+1 for mandatory handling. Usually a total rip off.
ATIS. What a joke – stenographing for a couple of minutes, sorting through irrelevant stuff (“hazardous weather is available on hiwas…”) while juggling ATC on a separate freq in a busy terminal area. Sometimes the ATIS signal is too weak to pick up before getting onto the STAR, increasing the workload during a critical phase.
The relevant information could be texted & interpreted in 5 secs if only we had D-ATIS in GA.
In fact, the whole IFR regime is completely outdated. Navigating on airways. ATC via voice on VHF. Typing obscure clearances into your GPS.
We should all just fly direct, letting ADS-B sort out the separation. Terrain handled via the sector MEA’s in the nav database. Sequencing into the terminal area could be handled by an approach computer. Restricted areas & ATC overrides communicated realtime into the cockpit.
I always thought this one was quite amusing:
Airport closing hours and not being allowed to fly on that gorgeous summer evening.
When a private meeting somewhere shuts down flying for four days.. That’s my new pet hate.
It will be cloudy and foggy up there anyway. If it were just for the flying, I would definitely head south in this kind of season. Tuscany for example. Ideas here.
All the preflight paperwork. I didn’t learn to fly to fill in forms:
I seem to spend more time on pointless paperwork than actual route planning on most trips.
Also absurdly short opening hours – too many great airports only open during bankers hours during the week and even shorter hours on the weekend, and have absurd and costly procedures if you want to use the airfield out of hours.
Jacko wrote:
Attention-seeking twits who dial 999 to report a “crash” when they see a Maule landing off-airport. It’s deeply unflattering.
We did a couple of field trips to Aboyne Gliding Club. One of our members landed out (embarrassingly close to the airfield) and someone who must have been a newcomer to the area (she had a horsey accent from the south of England I think) called the police and reported a plane crash. The thing is where our guy landed out, the general area is used for outlandings all the time, sometimes you get rotor right over the airfield and everyone is instructed to land out (and IIRC there is an agreement with a local farmer to use some of the pasture land for this) and it basically rains gliders.
The police officers arrived, waded through a waist deep stream as they didn’t know the field had a perfectly good road leading to it, saw it was just a glider outlanding, breathalyzed the pilot but stuck around to help us load the glider into the trailer – which was a bonus!
My pet hates are lack of out of hours arrangements and the fact that airports are generally in the middle of nowhere with no transport options.
The lack of “out of hours” arrangements has always bugged me.
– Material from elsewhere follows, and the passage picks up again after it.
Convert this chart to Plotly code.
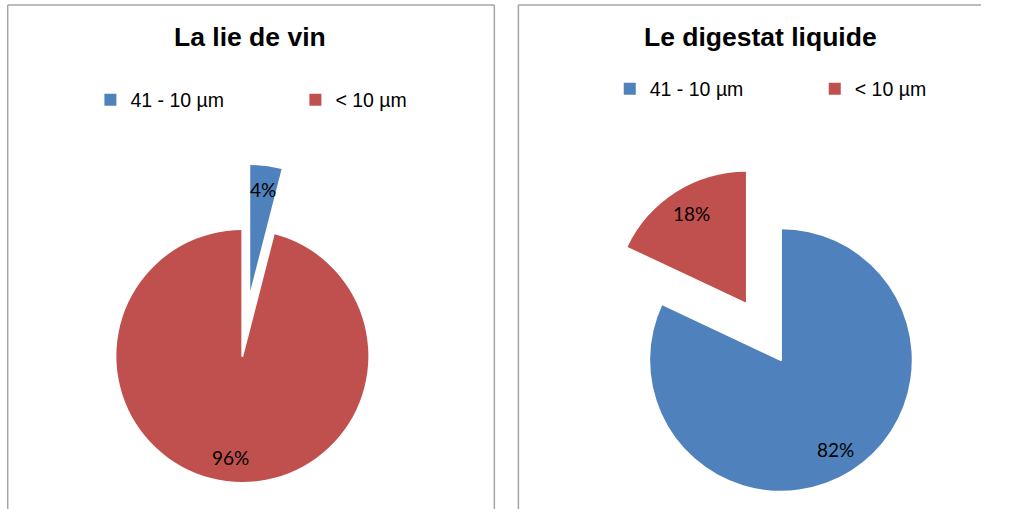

In the winter it doesn’t matter too much, but during the summer it’s often put an end to my plans. Often airports close at 6pm when it’s still daylight until nearly 2300. No problem if they are happy for you to arrive and depart out of hours (after requesting suitable permission and giving whatever details/indemnities/copies of insurance that they want). But why do so many not allow you to arrive/depart under any circumstance?!
On number of occasions I’ve been stuck unable to depart due to bad weather. Then as the sun starts to get a little lower in the sky (still plenty of daylight) the sky starts to clear up. It’s a common weather pattern, which seems to happy just after the airport closes! This one has caught me out too often over the year.
The middle of nowhere problem is an ongoing one. You can land somewhere but to get to the nearest town (or even somewhere decent for lunch) involves an expensive taxi, which is only available after a long wait.
I’ve tried to sovle this with foldup bikes, but not satisfactorily. I had hopes that a “hoverboard” might be useful, but they all seem to go on fire according to the internet!
alioth wrote:
The police officers arrived, waded through a waist deep stream as they didn’t know the field had a perfectly good road leading to it, saw it was just a glider outlanding, breathalyzed the pilot but stuck around to help us load the glider into the trailer – which was a bonus!
@alioth, thanks for that priceless story, in recognition of which you are formally exempted from PPR at Glenswinton – but then so is everyone else. There’s no landing fee either, as you’d expect from any Yorkshireman.
P.S. I noticed that Stephen Gardner joined Telegram last September, so perhaps you could fire your GAR info to him that way…
All the braindead acronyms for every single thing with more than two words.